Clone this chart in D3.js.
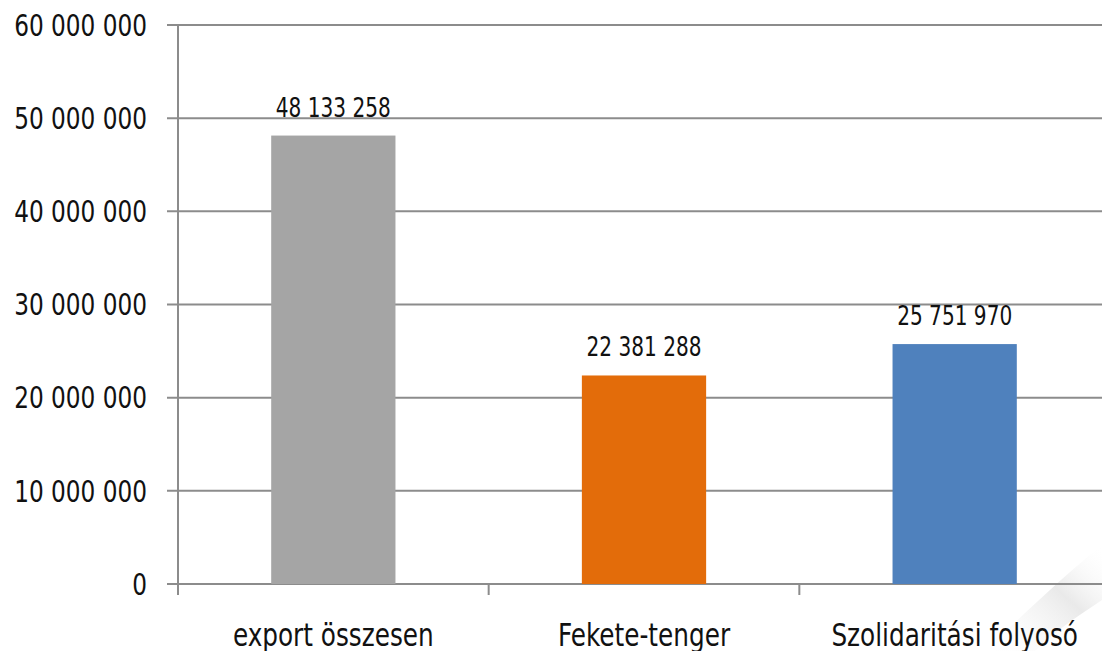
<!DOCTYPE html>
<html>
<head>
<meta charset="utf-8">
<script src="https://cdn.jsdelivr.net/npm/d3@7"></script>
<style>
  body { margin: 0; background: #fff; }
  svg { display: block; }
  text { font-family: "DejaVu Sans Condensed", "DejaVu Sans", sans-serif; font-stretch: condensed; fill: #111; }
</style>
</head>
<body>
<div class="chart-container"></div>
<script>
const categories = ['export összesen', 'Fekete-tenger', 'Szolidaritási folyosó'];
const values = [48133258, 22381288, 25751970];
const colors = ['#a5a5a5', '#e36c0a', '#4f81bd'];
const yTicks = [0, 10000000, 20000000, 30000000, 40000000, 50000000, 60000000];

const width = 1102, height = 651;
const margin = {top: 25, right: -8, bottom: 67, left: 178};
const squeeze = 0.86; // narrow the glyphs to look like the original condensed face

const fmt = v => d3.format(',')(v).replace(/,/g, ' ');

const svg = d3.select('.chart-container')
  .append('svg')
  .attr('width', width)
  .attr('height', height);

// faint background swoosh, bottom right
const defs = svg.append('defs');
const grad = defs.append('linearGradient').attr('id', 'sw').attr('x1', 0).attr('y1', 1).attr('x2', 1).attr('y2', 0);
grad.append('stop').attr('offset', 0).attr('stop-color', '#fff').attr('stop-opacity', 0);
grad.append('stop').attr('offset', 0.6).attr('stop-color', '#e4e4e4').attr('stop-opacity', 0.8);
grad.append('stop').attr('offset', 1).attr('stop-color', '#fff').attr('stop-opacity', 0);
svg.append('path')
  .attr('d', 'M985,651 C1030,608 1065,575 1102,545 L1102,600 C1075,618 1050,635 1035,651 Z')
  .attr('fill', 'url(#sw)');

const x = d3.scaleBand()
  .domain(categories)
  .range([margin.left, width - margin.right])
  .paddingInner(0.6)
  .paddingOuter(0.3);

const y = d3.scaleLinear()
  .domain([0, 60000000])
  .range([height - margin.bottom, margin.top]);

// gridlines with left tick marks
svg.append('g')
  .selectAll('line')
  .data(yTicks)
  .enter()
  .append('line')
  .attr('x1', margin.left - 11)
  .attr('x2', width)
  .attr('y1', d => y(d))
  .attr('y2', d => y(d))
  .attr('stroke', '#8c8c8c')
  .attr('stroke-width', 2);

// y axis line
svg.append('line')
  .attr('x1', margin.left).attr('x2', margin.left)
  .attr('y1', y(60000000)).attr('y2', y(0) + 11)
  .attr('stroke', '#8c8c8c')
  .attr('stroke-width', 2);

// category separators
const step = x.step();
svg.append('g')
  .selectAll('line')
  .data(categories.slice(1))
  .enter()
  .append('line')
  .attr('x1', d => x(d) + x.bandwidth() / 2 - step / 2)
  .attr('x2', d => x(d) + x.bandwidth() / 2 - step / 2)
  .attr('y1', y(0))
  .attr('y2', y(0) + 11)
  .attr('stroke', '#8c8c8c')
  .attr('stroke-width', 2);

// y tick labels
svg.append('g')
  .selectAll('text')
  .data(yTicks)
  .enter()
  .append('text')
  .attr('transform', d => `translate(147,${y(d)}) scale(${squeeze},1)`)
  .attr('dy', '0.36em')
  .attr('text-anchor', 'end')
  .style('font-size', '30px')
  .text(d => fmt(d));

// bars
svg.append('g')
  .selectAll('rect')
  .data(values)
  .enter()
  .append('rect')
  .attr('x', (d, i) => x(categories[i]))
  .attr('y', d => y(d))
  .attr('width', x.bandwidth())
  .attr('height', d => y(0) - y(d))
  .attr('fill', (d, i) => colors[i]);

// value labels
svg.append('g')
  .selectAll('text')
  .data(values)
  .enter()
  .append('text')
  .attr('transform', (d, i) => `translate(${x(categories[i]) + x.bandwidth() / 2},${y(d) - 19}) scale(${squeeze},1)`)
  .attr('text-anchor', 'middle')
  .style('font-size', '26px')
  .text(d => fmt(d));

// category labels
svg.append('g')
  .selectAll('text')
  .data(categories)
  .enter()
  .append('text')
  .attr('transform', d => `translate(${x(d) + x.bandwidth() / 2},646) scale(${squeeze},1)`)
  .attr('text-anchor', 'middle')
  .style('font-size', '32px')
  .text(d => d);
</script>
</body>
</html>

THE EXERCISE. Pictures excluded, repeat exactly the lines from the top of the material through the line with "40000000, 50000000, 60000000];", including both of those lines.

TASK ANSWER.
Clone this chart in D3.js.
<!DOCTYPE html>
<html>
<head>
<meta charset="utf-8">
<script src="https://cdn.jsdelivr.net/npm/d3@7"></script>
<style>
  body { margin: 0; background: #fff; }
  svg { display: block; }
  text { font-family: "DejaVu Sans Condensed", "DejaVu Sans", sans-serif; font-stretch: condensed; fill: #111; }
</style>
</head>
<body>
<div class="chart-container"></div>
<script>
const categories = ['export összesen', 'Fekete-tenger', 'Szolidaritási folyosó'];
const values = [48133258, 22381288, 25751970];
const colors = ['#a5a5a5', '#e36c0a', '#4f81bd'];
const yTicks = [0, 10000000, 20000000, 30000000, 40000000, 50000000, 60000000];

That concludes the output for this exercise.